(Photo by Associated Press)
It’s kind of been taken for granted by Mariners’ fans that their woes are centered around offense. Figure out a way to score runs, and the wins would follow.
I don’t need to go back over the woeful history of the Mariners’ offensive troubles last year, and how for much of this season, it looked they were headed for numbers that were every bit as bad. And yet, on the strength of their stalwart pitching, the Mariners still stood at .500 (43-43) as late as July 5, when they were just 2 1/2 games out of first place. That surprising run of contention was built around the fact that the Mariners could count on a well-pitched game virtually every night out from their starting rotation of Felix Hernandez, Michael Pineda, Doug Fister, Erik Bedard and Jason Vargas.
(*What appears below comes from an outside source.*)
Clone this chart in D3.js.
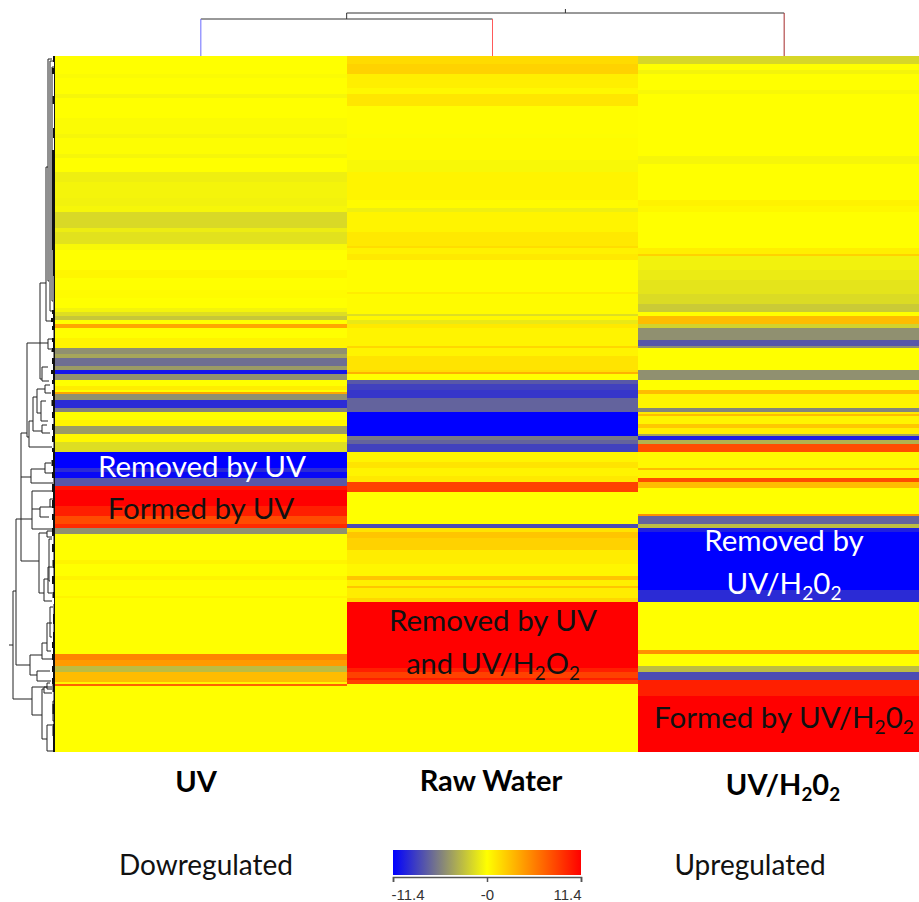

Something kind of interesting has happened since then, however. The Mariners’ pitching began to struggle in July, which coupled with an absolutely miserable offensive month (72 runs and a .574 OPS in 26 games) led to a 17-game losing streak and a 6-20 record.
The hitting, meanwhile, perked up considerably in August, but the pitching didn’t. The Mariners, dead last in the American League in most offensive categories all year, including scoring, actually entered the realm of respectability. After scoring 84 runs in May, 84 in June and, as mentioned, 72 in July, they shot up to 121 runs in August. And their August OPS was over .700 for the first time all year at .736. It’s not exactly the 1927 Yankees, but at least it doesn’t have to be prefaced by the phrase “historically bad,” as had been the case.
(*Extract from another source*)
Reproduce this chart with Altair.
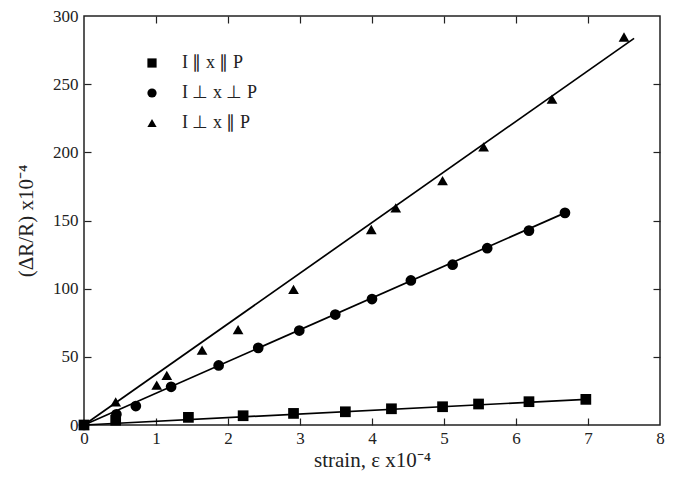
import altair as alt
import pandas as pd

series = ["I ∥ x ∥ P", "I ⊥ x ⊥ P", "I ⊥ x ∥ P"]
shapes = ["square", "circle", "triangle-up"]

sq_x = [0, 0.44, 1.45, 2.21, 2.91, 3.63, 4.27, 4.98, 5.48, 6.18, 6.97]
sq_y = [0, 3.5, 5.6, 6.8, 8.5, 9.7, 11.9, 13.4, 15.4, 17.1, 18.8]
ci_x = [0, 0.45, 0.72, 1.21, 1.87, 2.42, 2.99, 3.49, 4.0, 4.54, 5.12, 5.6, 6.18, 6.68]
ci_y = [0, 7.8, 13.9, 28, 43.7, 56.6, 69.3, 81, 92.4, 106, 117.6, 129.7, 142.6, 155.6]
tr_x = [0, 0.44, 1.01, 1.15, 1.64, 2.14, 2.91, 3.99, 4.33, 4.98, 5.55, 6.5, 7.5]
tr_y = [0, 17, 29.3, 36.4, 54.9, 70, 99.5, 143.4, 159.2, 179.2, 204, 239, 284.6]

# fitted straight lines: start and end points
fit_x0 = [0, 0, 0]
fit_y0 = [0, 0, 0]
fit_x1 = [6.97, 6.68, 7.64]
fit_y1 = [18.8, 155.6, 283.6]

x_labels = [0, 1, 2, 3, 4, 5, 6, 7, 8]
x_ticks = [1, 2, 3, 4, 5, 6, 7]
y_labels = [0, 50, 100, 150, 200, 250, 300]
y_ticks = [50, 100, 150, 200, 250]

rows = []
for s, xs_, ys_ in zip(series, [sq_x, ci_x, tr_x], [sq_y, ci_y, tr_y]):
    for a, b in zip(xs_, ys_):
        rows.append({"series": s, "x": a, "y": b})
pts = pd.DataFrame(rows)

lrows = []
for s, a0, b0, a1, b1 in zip(series, fit_x0, fit_y0, fit_x1, fit_y1):
    lrows.append({"series": s, "x": a0, "y": b0})
    lrows.append({"series": s, "x": a1, "y": b1})
lines = pd.DataFrame(lrows)

W, H = 576, 409
FONT = "'Liberation Serif', 'Times New Roman', Times, serif"
xs = alt.Scale(domain=[0, 8], nice=False, zero=False)
ys = alt.Scale(domain=[0, 300], nice=False, zero=False)

line_layer = alt.Chart(lines).mark_line(color="black", strokeWidth=1.7).encode(
    x=alt.X("x:Q", scale=xs,
            axis=alt.Axis(orient="bottom", values=x_labels, ticks=False, domain=False,
                          grid=False, labelPadding=5, labelFontSize=17, labelFont=FONT,
                          labelColor="#222", title="strain, ε  x10⁻⁴", titleFont=FONT,
                          titleFontSize=21, titleFontWeight="normal", titleColor="#222",
                          titlePadding=3, labelFlush=False)),
    y=alt.Y("y:Q", scale=ys,
            axis=alt.Axis(orient="left", values=y_labels, ticks=False, domain=False,
                          grid=False, labelPadding=6, labelFontSize=17, labelFont=FONT,
                          labelColor="#222", title="(ΔR/R) x10⁻⁴", titleFont=FONT,
                          titleFontSize=21, titleFontWeight="normal", titleColor="#222",
                          titlePadding=16, labelFlush=False)),
    detail="series:N",
)

point_layer = alt.Chart(pts).mark_point(filled=True, color="black", opacity=1, size=115).encode(
    x=alt.X("x:Q", scale=xs,
            axis=alt.Axis(orient="top", offset=-H, values=x_ticks, labels=False,
                          domain=False, grid=False, tickSize=7, tickColor="#222",
                          tickWidth=1.2, title="")),
    y=alt.Y("y:Q", scale=ys,
            axis=alt.Axis(orient="right", offset=-W, values=y_ticks, labels=False,
                          domain=False, grid=False, tickSize=7, tickColor="#222",
                          tickWidth=1.2, title="")),
    shape=alt.Shape("series:N", scale=alt.Scale(domain=series, range=shapes),
                    legend=alt.Legend(orient="none", legendX=59, legendY=38, title="",
                                      labelFont=FONT, labelFontSize=18, labelColor="#222",
                                      symbolFillColor="black", symbolStrokeColor="black",
                                      symbolSize=85, symbolStrokeWidth=0,
                                      labelOffset=21, rowPadding=12, padding=0)),
)

tick_layer = alt.Chart(pts).mark_point(opacity=0).encode(
    x=alt.X("x:Q", scale=xs,
            axis=alt.Axis(orient="bottom", offset=-H, values=x_ticks, labels=False,
                          domain=False, grid=False, tickSize=7, tickColor="#222",
                          tickWidth=1.2, title="")),
    y=alt.Y("y:Q", scale=ys,
            axis=alt.Axis(orient="left", offset=-W, values=y_ticks, labels=False,
                          domain=False, grid=False, tickSize=7, tickColor="#222",
                          tickWidth=1.2, title="")),
)

chart = alt.layer(line_layer, point_layer, tick_layer).properties(
    width=W, height=H,
    autosize=alt.AutoSizeParams(type="none"),
    padding={"left": 76, "top": 8, "right": 9, "bottom": 46},
).configure(
    background="white", font=FONT,
    style={"guide-label": {"font": FONT}, "guide-title": {"font": FONT}},
).configure_view(stroke="#222", strokeWidth=1.5).configure_axis(
    labelFont=FONT, titleFont=FONT
).configure_legend(labelFont=FONT)

chart.save("out.html", embed_options={"renderer": "svg", "actions": False})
That improvement was accomplished largely through an infusion of rookies, most notably Dustin Ackley, Mike Carp and Kyle Seager, with contributions from Casper Wells and Trayvon Robinson before recent struggles.
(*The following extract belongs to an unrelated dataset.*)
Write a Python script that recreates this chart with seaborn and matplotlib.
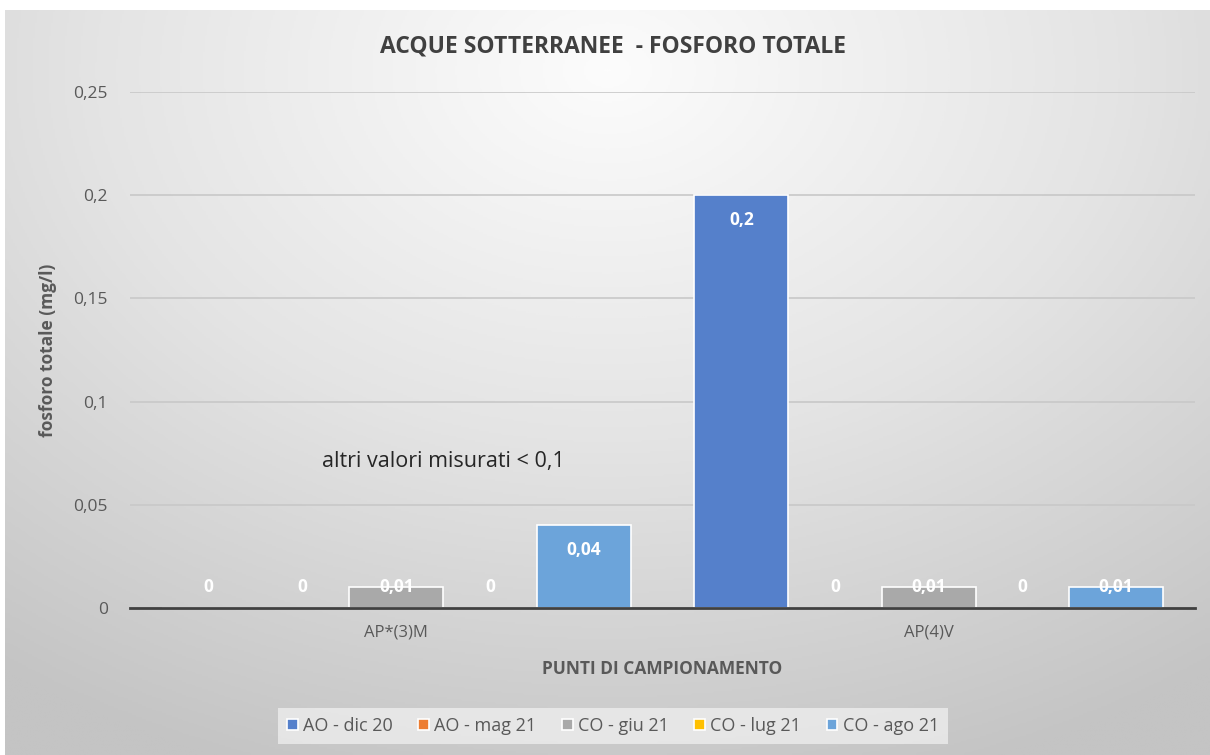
import numpy as np
import pandas as pd
import matplotlib
matplotlib.use('Agg')
import matplotlib.pyplot as plt
from matplotlib.colors import LinearSegmentedColormap
import seaborn as sns

# Dati
PUNTI = ['AP*(3)M', 'AP(4)V']
CAMPAGNE = ['AO - dic 20', 'AO - mag 21', 'CO - giu 21', 'CO - lug 21', 'CO - ago 21']
VAL_AP3M = [0, 0, 0.01, 0, 0.04]
VAL_AP4V = [0.2, 0, 0.01, 0, 0.01]
Y_TICKS = [0, 0.05, 0.1, 0.15, 0.2, 0.25]

COLORI = ['#5580CB', '#ED7D31', '#A9A9A9', '#FFC000', '#6CA4DA']
TXT = '#595959'
FONT = ['Open Sans', 'DejaVu Sans']


def virgola(v):
    s = f'{v:g}'
    return s.replace('.', ',')


rows = []
for punto, vals in zip(PUNTI, [VAL_AP3M, VAL_AP4V]):
    for camp, v in zip(CAMPAGNE, vals):
        rows.append({'punto': punto, 'campagna': camp, 'valore': v})
df = pd.DataFrame(rows)

sns.set_theme(style='white')
plt.rcParams['font.family'] = FONT

fig = plt.figure(figsize=(12.1, 7.55), dpi=100)
fig.patch.set_facecolor('white')

# --- sfondo con gradiente radiale (stile Excel) ---
bg = fig.add_axes([5 / 1210, 0, 1 - 5 / 1210, 1 - 10 / 755], zorder=-10)
yy, xx = np.mgrid[0:1:400j, 0:1:600j]
dist = np.sqrt(((xx - 0.5) * 1.0) ** 2 + ((yy - 0.08) * 0.85) ** 2)
cmap_bg = LinearSegmentedColormap.from_list('bg', ['#fcfcfc', '#e4e4e4', '#c4c4c4'])
bg.imshow(dist, cmap=cmap_bg, vmin=0, vmax=0.85, aspect='auto', extent=[0, 1, 1, 0])
bg.set_axis_off()

ax = fig.add_axes([130 / 1210, 1 - 608 / 755, 1065 / 1210, 516 / 755])
ax.patch.set_alpha(0)

sns.barplot(data=df, x='punto', y='valore', hue='campagna', order=PUNTI,
            hue_order=CAMPAGNE, palette=COLORI, saturation=1, width=0.88, ax=ax,
            edgecolor='white', linewidth=1.2, errorbar=None, legend=True, zorder=3)

ax.set_xlim(-0.5, 1.5)
ax.set_ylim(0, 0.25)
ax.set_yticks(Y_TICKS)
ax.set_yticklabels([virgola(t) for t in Y_TICKS], fontsize=12.5, color=TXT)
ax.tick_params(axis='x', labelsize=12, labelcolor=TXT, length=0, pad=12)
ax.tick_params(axis='y', length=0, pad=16)
ax.grid(axis='y', color='#c8c8c8', linewidth=1.2, zorder=0)
ax.set_axisbelow(True)
for side in ['top', 'right', 'left']:
    ax.spines[side].set_visible(False)
ax.spines['bottom'].set_color('#404040')
ax.spines['bottom'].set_linewidth(2)
ax.spines['bottom'].set_zorder(5)

ax.set_xlabel('PUNTI DI CAMPIONAMENTO', fontsize=12.5, fontweight='bold', color=TXT, labelpad=14)
ax.set_ylabel('fosforo totale (mg/l)', fontsize=12.5, fontweight='bold', color=TXT, labelpad=12)

# etichette dati (interno estremità, minimo sopra l'asse)
for cont in ax.containers:
    for bar in cont:
        v = bar.get_height()
        y = max(v - 0.012, 0.0102)
        ax.text(bar.get_x() + bar.get_width() / 2, y, virgola(round(v, 2)),
                ha='center', va='center', color='white', fontsize=12.5,
                fontweight='bold', zorder=6)

ax.text(-0.139, 0.071, 'altri valori misurati < 0,1', fontsize=15.5, color='#262626',
        va='center', ha='left')

fig.text(613 / 1210, 1 - 46 / 755, 'ACQUE SOTTERRANEE  - FOSFORO TOTALE', ha='center',
         va='center', fontsize=16.5, fontweight='bold', color='#404040')

leg = ax.legend(loc='center', bbox_to_anchor=(613 / 1210, 1 - 726 / 755),
                bbox_transform=fig.transFigure, ncol=5, frameon=True, fontsize=13,
                handlelength=0.6, handleheight=0.6, handletextpad=0.3, columnspacing=1.4,
                borderpad=0.5)
leg.get_frame().set_facecolor('#f2f2f2')
leg.get_frame().set_alpha(0.7)
leg.get_frame().set_edgecolor('none')
leg.get_frame().set_boxstyle('square', pad=0)
for t in leg.get_texts():
    t.set_color(TXT)

fig.savefig('out.png', dpi=100)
The pitching decline, meanwhile, has come as the staff got younger as well after the trades of Bedard and Fister. But the fade, as mentioned, started earlier than that. The Mariners got sensational pitching in both May and June, ranking first in the AL in both months with ERAs of 2.98 and 2.82. But in July, their team ERA shot up to 4.66 (13th in the AL) and rose even more in August to 4.85 (12th in the AL).
Obviously, we’ve seen the replacements for Fister and Bedard have their ups and downs. Charlie Furbush, Blake Beavan and Anthony Vasquez have combined to make 14 starts since Aug. 1, with a cumulative 6.20 ERA. Michael Pineda seemed to hit the wall in July, putting up a 6.75 ERA in the month, followed by 4.70 in August — this after putting up stellar months of 2.01 (April), 2.81 (May) and 3.03 (June). Vargas, after a strong first half, has struggled mightily the past two months. He had a 5.09 ERA in July and 6.07 in August, going a combined 2-7. Bedard, one of the best pitchers in baseball in May and June, was injured throughout July and made only one start. Only Felix Hernandez remained consistent in July and August. His ERAs by month are 3.32 (April), 3.07 (May), 3.65 (June), 3.50 (July), and 2.84 (August), with a complete-game win to start September.
As the starters struggled, the number of innings required by the bullpen rose, and so did their ERA. Here are the month-by-month numbers of Mariners starters and relievers, with the team’s record in parentheses:
Starters: 28 games, 169 innings, 3.78 ERA
Relievers: 26 games, 75 innings, 4.32 ERA
Starters: 26 games, 175 1/3 innings, 2.93 ERA
Relievers: 25 games, 67 innings, 2.55 ERA
Starters: 27 games, 191 1/3 innings, 3.01 ERA
Relievers: 24 games, 47 innings, 2.87 ERA
Starters: 26 games, 163 innings, 4.64 ERA
Relievers: 23 games: 64 2/3 innings, 4.73 ERA
Starters: 28 games, 169 1/3 innings, 5.10 ERA
Relievers: 25 games, 75 2/3 innings, 4.28 ERA
Note that the Mariners have been using four rookies out of the bullpen — Tom Wilhelmsen, Josh Lueke, Dan Cortes and Chance Ruffin, with predictably mixed results.
As is the case with the offense, the Mariners are using the final half of this season to try to evaluate young players and decide whether or not they are keepers. With Fister and Bedard gone, Vargas fading and Pineda under increasingly tight wraps, it’s far from the stable and productive rotation we saw in the first half. The bullpen, too, is more erratic than it was in the first half when David Pauley (also gone) and Jamey Wright were extremely effective in setup roles. Wilhelmsen has emerged, but the other youngsters have been up and down.
The Mariners can still count on a solidly pitched game whenever Felix Hernandez takes the mound. But for the past two months, not much else has been guaranteed.